En ¿Sueñan los androides con ovejas eléctricas?, la célebre novela de Philip K. Dick que inspiró Blade Runner, lo que soñaban los humanos era con lo auténtico, aun viviendo en un mundo desolador donde todo, hasta las religiones, eran refritos, remakes o réplicas de cosas que se hallaban en el último peldaño de la escalera a la extinción total. Quizás nuestra creciente ascensión hacia el perfecto mundo artificial (paraísos virtuales, hombres y mujeres cuasi biónicos, vidas prolongadas de forma antinatural, alimentos transgénicos, modas, músicas y películas recicladas hasta el infinito y más allá….), no nos prepare para el primer impacto de una película tan auténtica —tan torpemente auténtica— como Beasts of the Southern Wild. Es una obra rudimentaria en muchos aspectos y ni de lejos alcanza los tintes épicos que pretende, lo que a priori extraña por las buenísimas críticas recibidas a su —todavía— breve paso por este mundo. Críticas cuyo entusiasmo es como el de un padre ante un niño que da sus primeros pasos: es una apreciación surgida de la emoción, no del discernimiento ni la del criterio. Y la emoción no es tan solo la que suscita, a ratos, este irregular debut de Behn Zeitlin; sino el sentimiento comunal de encontrarse, por fin, ante algo auténtico. De respirar ozono entre tanto aire viciado. Beasts of the Southern Wild es, ante todo, una verdad. Retrata unos retazos de vida de una gente a la que nunca vemos en el cine y rara vez nos encontraremos en la vida real y que a priori nadie considera que merezca una película. Pero sí la merecen. No la merece tanto la niña protagonista (correcta Quvenzhané Wallis), que no deja de ser una versión en miniatura de la Pocahontas de Malick con todas sus pretenciosas disquisiciones; pero sí la merece ese mundo ficticio y un tanto metafórico que llaman La Bañera y que, pese a su miseria, los personajes se empeñan en mantener a viento y marea, entre tópicos que de tan ingenuos resultan encantadores y alguna ráfaga creativa que nos contagia el espíritu de lo que se está narrando aunque dicho espíritu acabe por flaquear en una historia que no sabe muy bien qué es lo que quiere contarnos y sobre todo, como quiere contárnoslo.
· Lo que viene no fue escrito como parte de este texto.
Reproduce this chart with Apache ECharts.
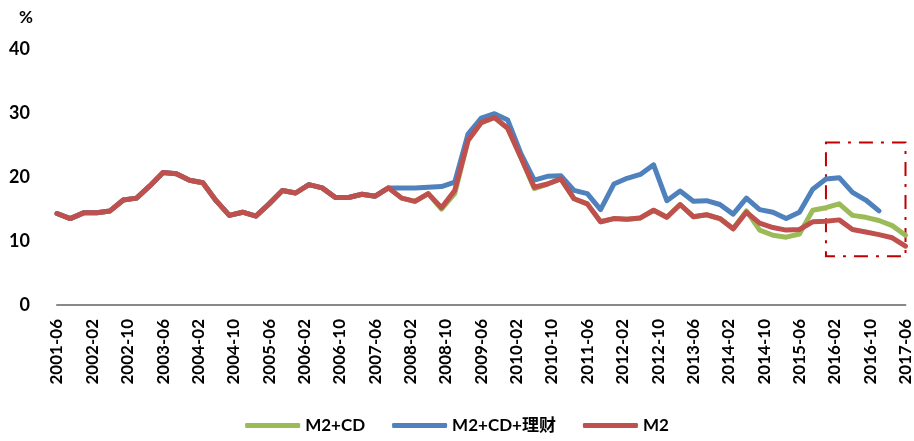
<!DOCTYPE html>
<html>
<head>
<meta charset="utf-8">
<script src="https://cdn.jsdelivr.net/npm/echarts@6/dist/echarts.min.js"></script>
<style>
  html, body { margin: 0; padding: 0; background: #fff; }
  #chart { width: 914px; height: 441px; }
</style>
</head>
<body>
<div id="chart"></div>
<script>
// 季度数据, 2001-06 至 2017-06
var quarters = [];
for (var y = 2001, m = 6; y < 2017 || (y === 2017 && m <= 6); ) {
  quarters.push(y + '-' + (m < 10 ? '0' + m : m));
  m += 3; if (m > 12) { m -= 12; y++; }
}
// 横轴按月
var months = [];
for (var y2 = 2001, m2 = 6; y2 < 2017 || (y2 === 2017 && m2 <= 6); ) {
  months.push(y2 + '-' + (m2 < 10 ? '0' + m2 : m2));
  m2++; if (m2 > 12) { m2 = 1; y2++; }
}

var m2 = [14.3, 13.5, 14.4, 14.4, 14.7, 16.4, 16.7, 18.6, 20.7, 20.5, 19.5, 19.1,
  16.3, 14.0, 14.5, 13.9, 15.8, 17.9, 17.5, 18.8, 18.3, 16.8, 16.8, 17.3, 17.0,
  18.3, 16.7, 16.2, 17.4, 15.2, 17.9, 25.7, 28.5, 29.3, 27.6, 23.0, 18.4, 18.9,
  19.7, 16.6, 15.8, 13.0, 13.5, 13.4, 13.6, 14.8, 13.7, 15.7, 13.8, 14.1, 13.5,
  11.9, 14.5, 12.8, 12.1, 11.7, 11.8, 13.0, 13.1, 13.3, 11.8, 11.4, 11.0, 10.5, 9.2];

var m2cd = [14.3, 13.5, 14.4, 14.4, 14.7, 16.4, 16.7, 18.6, 20.7, 20.5, 19.5, 19.1,
  16.3, 14.0, 14.5, 13.9, 15.8, 17.9, 17.5, 18.8, 18.3, 16.8, 16.8, 17.3, 17.0,
  18.3, 16.7, 16.2, 17.4, 15.0, 17.4, 25.7, 28.5, 29.3, 27.6, 23.0, 18.2, 18.9,
  19.7, 16.6, 15.8, 13.0, 13.5, 13.4, 13.6, 14.8, 13.7, 15.7, 13.8, 14.1, 13.5,
  11.9, 14.7, 11.7, 10.9, 10.6, 11.1, 14.8, 15.2, 15.8, 14.0, 13.7, 13.2, 12.4, 10.9];

var m2cdWm = [14.3, 13.5, 14.4, 14.4, 14.7, 16.4, 16.7, 18.6, 20.7, 20.5, 19.5, 19.1,
  16.3, 14.0, 14.5, 13.9, 15.8, 17.9, 17.5, 18.8, 18.3, 16.8, 16.8, 17.3, 17.0,
  18.3, 18.3, 18.3, 18.4, 18.5, 19.2, 26.7, 29.2, 29.9, 28.9, 23.6, 19.5, 20.1,
  20.2, 17.9, 17.4, 14.9, 18.9, 19.8, 20.4, 21.9, 16.3, 17.8, 16.2, 16.3, 15.7,
  14.2, 16.7, 14.9, 14.5, 13.5, 14.5, 18.1, 19.7, 19.9, 17.6, 16.4, 14.7];

var yTicks = [0, 10, 20, 30, 40];

function pairs(arr) {
  return arr.map(function (v, i) { return [quarters[i], v]; });
}

var font = 'Lato, "Noto Sans CJK SC", sans-serif';

var option = {
  animation: false,
  title: {
    text: '%', left: 14, top: 4,
    textStyle: { fontFamily: font, fontWeight: 'bold', fontSize: 17, color: '#000' }
  },
  grid: { left: 57, right: 7, top: 49, bottom: 136 },
  legend: {
    bottom: 2, left: 'center',
    icon: 'roundRect', itemWidth: 55, itemHeight: 5, itemGap: 27,
    textStyle: { fontFamily: font, fontWeight: 'bold', fontSize: 17, color: '#000' },
    data: ['M2+CD', 'M2+CD+理财', 'M2']
  },
  xAxis: {
    type: 'category',
    data: months,
    boundaryGap: false,
    axisLine: { lineStyle: { color: '#898989', width: 2 } },
    axisTick: { show: false },
    axisLabel: {
      interval: 7, rotate: 90, margin: 14,
      fontFamily: font, fontWeight: 'bold', fontSize: 17, color: '#000'
    }
  },
  yAxis: {
    type: 'value', min: yTicks[0], max: yTicks[yTicks.length - 1], interval: 10,
    splitLine: { show: false },
    axisLine: { show: false },
    axisTick: { show: false },
    axisLabel: { margin: 27, fontFamily: font, fontWeight: 'bold', fontSize: 18, color: '#000' }
  },
  series: [
    {
      name: 'M2+CD', type: 'line', data: pairs(m2cd), showSymbol: false,
      color: '#9BBB59', lineStyle: { width: 5, join: 'round', cap: 'round' }
    },
    {
      name: 'M2+CD+理财', type: 'line', data: pairs(m2cdWm), showSymbol: false,
      color: '#4F81BD', lineStyle: { width: 5, join: 'round', cap: 'round' }
    },
    {
      name: 'M2', type: 'line', data: pairs(m2), showSymbol: false,
      color: '#C0504D', lineStyle: { width: 5, join: 'round', cap: 'round' },
      markArea: {
        silent: true,
        itemStyle: {
          color: 'rgba(0,0,0,0)', borderColor: '#C00000', borderWidth: 2,
          borderType: [14, 8, 3, 8]
        },
        data: [[{ xAxis: '2015-12', yAxis: 25.4 }, { xAxis: '2017-06', yAxis: 7.6 }]]
      }
    }
  ]
};

var chart = echarts.init(document.getElementById('chart'));
chart.setOption(option);
</script>
</body>
</html>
La presentación de La Bañera, al inicio, es realmente espléndida, bastan cinco minutos para introducirnos a la pequeña comunidad de la película, provoca esas cosquillas de anticipación que avisan de que puede acontecer algo grande. Desgraciadamente la película se adentra en un territorio pantanoso donde realidad y fantasía no acaban de encajar como debieran y aunque sigue ofreciendo algunas maravillosas escenas, el resultado final no alcanza ni de lejos lo que promete, quedándose en un extraño mix entre el citado Malick, Winter’s bone y La princesa Mononoke. Un punto no se sabe si a favor o en contra es el uso de la cámara en mano, también conocido como el estilo “cómprate un trípode, por tu puta madre”, tan querido por el cine en general y por el cine barato en particular. Me explico, odio el recurso en sí mismo, pero hay ocasiones en las que bien utilizada puede otorgar una expresividad nueva, abrir posibilidades, otorgar una textura distinta y cercana a lo que se está contemplando. En Beasts of the Southern Wild se da lo mejor y lo peor de esta técnica, pasando de imágenes bellísimas y llenas de magia a mareantes planos donde pasan de enfocar un torso de lo más poco significativo a un cubo de basura que ya hemos visto diez veces y así con todo.
Eso sí, hay que decirlo, los planos zumbones y la degradada vida del lugar además de las reflexiones filosóficas de la cargante niña van acompañados de una magnífica banda sonora, que a juzgar por sus intensos clímax nos está contando algo que la película en sí nos ha estado hurtando durante casi todo su metraje.
Y con todo esto ¿cómo es posible que una película tan condenadamente fallida haya recabado tales entusiasmos? La respuesta: Beasts of the Southern Wild pasaría sin problemas el test Voight-Kampff. En un mundo ahíto de perfección, su incontestable belleza reside en la más absoluta de las imperfecciones: lo auténtico.